# Provided records
## begin
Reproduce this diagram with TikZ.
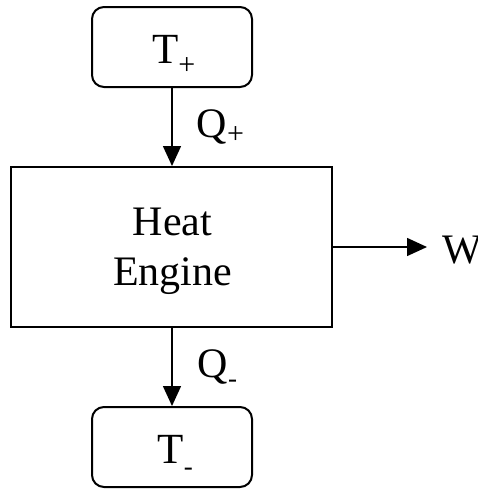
\documentclass[tikz,border=0pt]{standalone}
\usepackage{fontspec}
\setmainfont{Liberation Serif}
\usetikzlibrary{arrows.meta}
\newcommand{\lowsub}[3]{\raisebox{-#1pt}{\fontsize{#2}{#2}\selectfont #3}}
\begin{document}
\begin{tikzpicture}[x=1pt,y=-1pt,
  resbox/.style={draw, line width=2pt, rounded corners=12pt, minimum width=160pt, minimum height=80pt, inner sep=0pt},
  engbox/.style={draw, line width=2pt, minimum width=321pt, minimum height=160pt, inner sep=0pt},
  bigtxt/.style={inner sep=0pt, font=\fontsize{43}{43}\selectfont},
  lbltxt/.style={inner sep=0pt, font=\fontsize{42}{42}\selectfont},
  engtxt/.style={inner sep=0pt, font=\fontsize{42}{50}\selectfont, align=center},
  flow/.style={line width=1.5pt, -{Triangle[length=20pt,width=18pt]}}]
\useasboundingbox (0,0) rectangle (478,491);
\node[resbox] (tp) at (172,47) {};
\node[engbox] (he) at (171.5,247) {};
\node[resbox] (tm) at (172,447) {};
\node[bigtxt, anchor=base west] (tpl) at (152,63) {T\lowsub{11}{30}{+}};
\node[bigtxt, anchor=base west] (tml) at (157.5,463) {T\lowsub{12}{27}{-}};
\node[engtxt, anchor=base] (hel1) at (172.5,235) {Heat};
\node[engtxt, anchor=base] (hel2) at (172.5,285) {Engine};
\node[lbltxt, anchor=base west] (qp) at (196.5,137) {Q\lowsub{6}{30}{+}};
\node[lbltxt, anchor=base west] (qm) at (197.5,377) {Q\lowsub{10}{27}{-}};
\node[lbltxt, anchor=base west] (w) at (442,263) {W};
\coordinate (wend) at (427,247);
\draw[flow] (tp.south) -- (tp.south |- he.north);
\draw[flow] (tm.north |- he.south) -- (tm.north);
\draw[flow] (he.east) -- (wend);
\end{tikzpicture}
\end{document}
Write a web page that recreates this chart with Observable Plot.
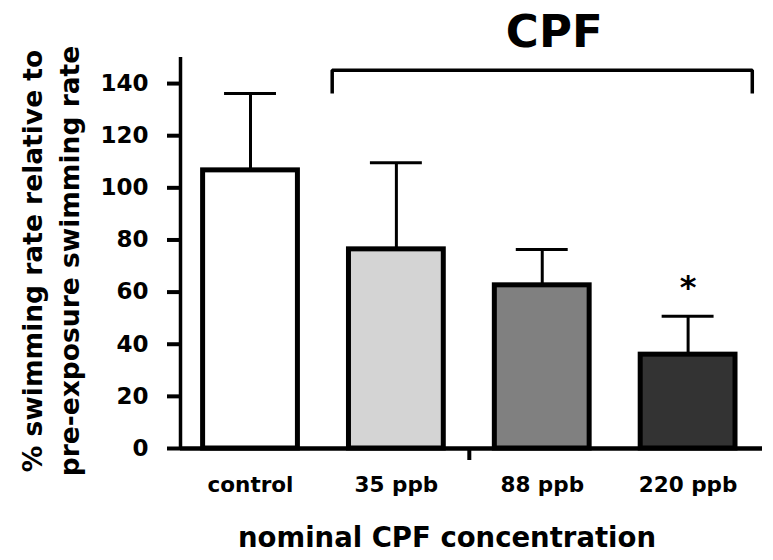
<!DOCTYPE html>
<html>
<head>
<meta charset="utf-8">
<script src="https://cdn.jsdelivr.net/npm/d3@7"></script>
<script src="https://cdn.jsdelivr.net/npm/@observablehq/plot@0.6"></script>
<style>
  html, body { margin: 0; padding: 0; background: #ffffff; }
</style>
</head>
<body>
<script>
// ---- data ----
const categories = ["control", "35 ppb", "88 ppb", "220 ppb"];
const means = [106.7, 76.4, 62.6, 36.0];
const errors = [29.5, 33.2, 13.7, 14.7];
const fills = ["#ffffff", "#d4d4d4", "#808080", "#333333"];
const significance = ["", "", "", "*"];
const yTicks = [0, 20, 40, 60, 80, 100, 120, 140];
const groupLabel = "CPF";
const groupFrom = "35 ppb";
const groupTo = "220 ppb";
const groupBracketTop = 145.1;
const groupBracketEnd = 136.2;
const yTitle = "% swimming rate relative to\npre-exposure swimming rate";
const xTitle = "nominal CPF concentration";

// ---- layout/style constants ----
const xDomain = [0.52, 4.51];
const BAR_HALF = 0.325;
const CAP_HALF = 0.178;
const OVERHANG = 0.44;

const data = categories.map((c, i) => ({
  cat: c, pos: i + 1, mean: means[i], top: means[i] + errors[i],
  fill: fills[i], sig: significance[i]
}));
const posOf = c => categories.indexOf(c) + 1;
const bl = posOf(groupFrom) - OVERHANG, br = posOf(groupTo) + OVERHANG;
const bracket = [
  {x: bl, y: groupBracketEnd}, {x: bl, y: groupBracketTop},
  {x: br, y: groupBracketTop}, {x: br, y: groupBracketEnd}
];

const chart = Plot.plot({
  width: 773, height: 560,
  marginLeft: 180, marginRight: 11, marginTop: 57, marginBottom: 112,
  x: {domain: xDomain},
  y: {domain: [0, 150]},
  color: {type: "identity"},
  style: {fontFamily: "DejaVu Sans", fontWeight: "bold", background: "#ffffff", color: "#000000"},
  marks: [
    Plot.axisY({ticks: yTicks, tickSize: 13, tickPadding: 19, fontSize: 23, strokeWidth: 4, label: null}),
    Plot.axisX({ticks: [1, 2, 3, 4], tickSize: 0, tickPadding: 28, fontSize: 21.5,
      tickFormat: d => categories[d - 1], label: null}),
    Plot.axisX({ticks: [2.5], tickSize: 12, strokeWidth: 4, tickFormat: () => "", label: null}),
    Plot.ruleX([xDomain[0]], {y1: 0, y2: 150, strokeWidth: 3.5}),
    Plot.rectY(data, {x1: d => d.pos - BAR_HALF, x2: d => d.pos + BAR_HALF, y1: 0, y2: "mean",
      fill: "fill", stroke: "#000000", strokeWidth: 5}),
    Plot.ruleY([0], {strokeWidth: 4.5}),
    Plot.ruleX(data, {x: "pos", y1: "mean", y2: "top", strokeWidth: 3}),
    Plot.ruleY(data, {y: "top", x1: d => d.pos - CAP_HALF, x2: d => d.pos + CAP_HALF, strokeWidth: 3}),
    Plot.text(data, {x: "pos", y: "top", text: "sig", fontSize: 32, dy: -18, lineAnchor: "bottom"}),
    Plot.line(bracket, {x: "x", y: "y", strokeWidth: 3.5, strokeLinejoin: "miter", strokeLinecap: "butt"}),
    Plot.text([groupLabel], {x: (posOf(groupFrom) + posOf(groupTo)) / 2, y: groupBracketTop,
      text: d => d, fontSize: 45, dx: 12, dy: -23, lineAnchor: "bottom"}),
    Plot.text([yTitle], {frameAnchor: "left", textAnchor: "middle", rotate: -90, dx: -132, dy: 8,
      lineAnchor: "middle", lineHeight: 1.4, fontSize: 26.5, text: d => d}),
    Plot.text([xTitle], {frameAnchor: "bottom", textAnchor: "middle", dx: -24.5, dy: 98.5,
      lineAnchor: "bottom", fontSize: 27.5, text: d => d})
  ]
});
document.body.appendChild(chart);
</script>
</body>
</html>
## end
# Short task
Transcribe every line in the entries above, taking out only the images.

# Complete answer
Reproduce this diagram with TikZ.
\documentclass[tikz,border=0pt]{standalone}
\usepackage{fontspec}
\setmainfont{Liberation Serif}
\usetikzlibrary{arrows.meta}
\newcommand{\lowsub}[3]{\raisebox{-#1pt}{\fontsize{#2}{#2}\selectfont #3}}
\begin{document}
\begin{tikzpicture}[x=1pt,y=-1pt,
  resbox/.style={draw, line width=2pt, rounded corners=12pt, minimum width=160pt, minimum height=80pt, inner sep=0pt},
  engbox/.style={draw, line width=2pt, minimum width=321pt, minimum height=160pt, inner sep=0pt},
  bigtxt/.style={inner sep=0pt, font=\fontsize{43}{43}\selectfont},
  lbltxt/.style={inner sep=0pt, font=\fontsize{42}{42}\selectfont},
  engtxt/.style={inner sep=0pt, font=\fontsize{42}{50}\selectfont, align=center},
  flow/.style={line width=1.5pt, -{Triangle[length=20pt,width=18pt]}}]
\useasboundingbox (0,0) rectangle (478,491);
\node[resbox] (tp) at (172,47) {};
\node[engbox] (he) at (171.5,247) {};
\node[resbox] (tm) at (172,447) {};
\node[bigtxt, anchor=base west] (tpl) at (152,63) {T\lowsub{11}{30}{+}};
\node[bigtxt, anchor=base west] (tml) at (157.5,463) {T\lowsub{12}{27}{-}};
\node[engtxt, anchor=base] (hel1) at (172.5,235) {Heat};
\node[engtxt, anchor=base] (hel2) at (172.5,285) {Engine};
\node[lbltxt, anchor=base west] (qp) at (196.5,137) {Q\lowsub{6}{30}{+}};
\node[lbltxt, anchor=base west] (qm) at (197.5,377) {Q\lowsub{10}{27}{-}};
\node[lbltxt, anchor=base west] (w) at (442,263) {W};
\coordinate (wend) at (427,247);
\draw[flow] (tp.south) -- (tp.south |- he.north);
\draw[flow] (tm.north |- he.south) -- (tm.north);
\draw[flow] (he.east) -- (wend);
\end{tikzpicture}
\end{document}
Write a web page that recreates this chart with Observable Plot.
<!DOCTYPE html>
<html>
<head>
<meta charset="utf-8">
<script src="https://cdn.jsdelivr.net/npm/d3@7"></script>
<script src="https://cdn.jsdelivr.net/npm/@observablehq/plot@0.6"></script>
<style>
  html, body { margin: 0; padding: 0; background: #ffffff; }
</style>
</head>
<body>
<script>
// ---- data ----
const categories = ["control", "35 ppb", "88 ppb", "220 ppb"];
const means = [106.7, 76.4, 62.6, 36.0];
const errors = [29.5, 33.2, 13.7, 14.7];
const fills = ["#ffffff", "#d4d4d4", "#808080", "#333333"];
const significance = ["", "", "", "*"];
const yTicks = [0, 20, 40, 60, 80, 100, 120, 140];
const groupLabel = "CPF";
const groupFrom = "35 ppb";
const groupTo = "220 ppb";
const groupBracketTop = 145.1;
const groupBracketEnd = 136.2;
const yTitle = "% swimming rate relative to\npre-exposure swimming rate";
const xTitle = "nominal CPF concentration";

// ---- layout/style constants ----
const xDomain = [0.52, 4.51];
const BAR_HALF = 0.325;
const CAP_HALF = 0.178;
const OVERHANG = 0.44;

const data = categories.map((c, i) => ({
  cat: c, pos: i + 1, mean: means[i], top: means[i] + errors[i],
  fill: fills[i], sig: significance[i]
}));
const posOf = c => categories.indexOf(c) + 1;
const bl = posOf(groupFrom) - OVERHANG, br = posOf(groupTo) + OVERHANG;
const bracket = [
  {x: bl, y: groupBracketEnd}, {x: bl, y: groupBracketTop},
  {x: br, y: groupBracketTop}, {x: br, y: groupBracketEnd}
];

const chart = Plot.plot({
  width: 773, height: 560,
  marginLeft: 180, marginRight: 11, marginTop: 57, marginBottom: 112,
  x: {domain: xDomain},
  y: {domain: [0, 150]},
  color: {type: "identity"},
  style: {fontFamily: "DejaVu Sans", fontWeight: "bold", background: "#ffffff", color: "#000000"},
  marks: [
    Plot.axisY({ticks: yTicks, tickSize: 13, tickPadding: 19, fontSize: 23, strokeWidth: 4, label: null}),
    Plot.axisX({ticks: [1, 2, 3, 4], tickSize: 0, tickPadding: 28, fontSize: 21.5,
      tickFormat: d => categories[d - 1], label: null}),
    Plot.axisX({ticks: [2.5], tickSize: 12, strokeWidth: 4, tickFormat: () => "", label: null}),
    Plot.ruleX([xDomain[0]], {y1: 0, y2: 150, strokeWidth: 3.5}),
    Plot.rectY(data, {x1: d => d.pos - BAR_HALF, x2: d => d.pos + BAR_HALF, y1: 0, y2: "mean",
      fill: "fill", stroke: "#000000", strokeWidth: 5}),
    Plot.ruleY([0], {strokeWidth: 4.5}),
    Plot.ruleX(data, {x: "pos", y1: "mean", y2: "top", strokeWidth: 3}),
    Plot.ruleY(data, {y: "top", x1: d => d.pos - CAP_HALF, x2: d => d.pos + CAP_HALF, strokeWidth: 3}),
    Plot.text(data, {x: "pos", y: "top", text: "sig", fontSize: 32, dy: -18, lineAnchor: "bottom"}),
    Plot.line(bracket, {x: "x", y: "y", strokeWidth: 3.5, strokeLinejoin: "miter", strokeLinecap: "butt"}),
    Plot.text([groupLabel], {x: (posOf(groupFrom) + posOf(groupTo)) / 2, y: groupBracketTop,
      text: d => d, fontSize: 45, dx: 12, dy: -23, lineAnchor: "bottom"}),
    Plot.text([yTitle], {frameAnchor: "left", textAnchor: "middle", rotate: -90, dx: -132, dy: 8,
      lineAnchor: "middle", lineHeight: 1.4, fontSize: 26.5, text: d => d}),
    Plot.text([xTitle], {frameAnchor: "bottom", textAnchor: "middle", dx: -24.5, dy: 98.5,
      lineAnchor: "bottom", fontSize: 27.5, text: d => d})
  ]
});
document.body.appendChild(chart);
</script>
</body>
</html>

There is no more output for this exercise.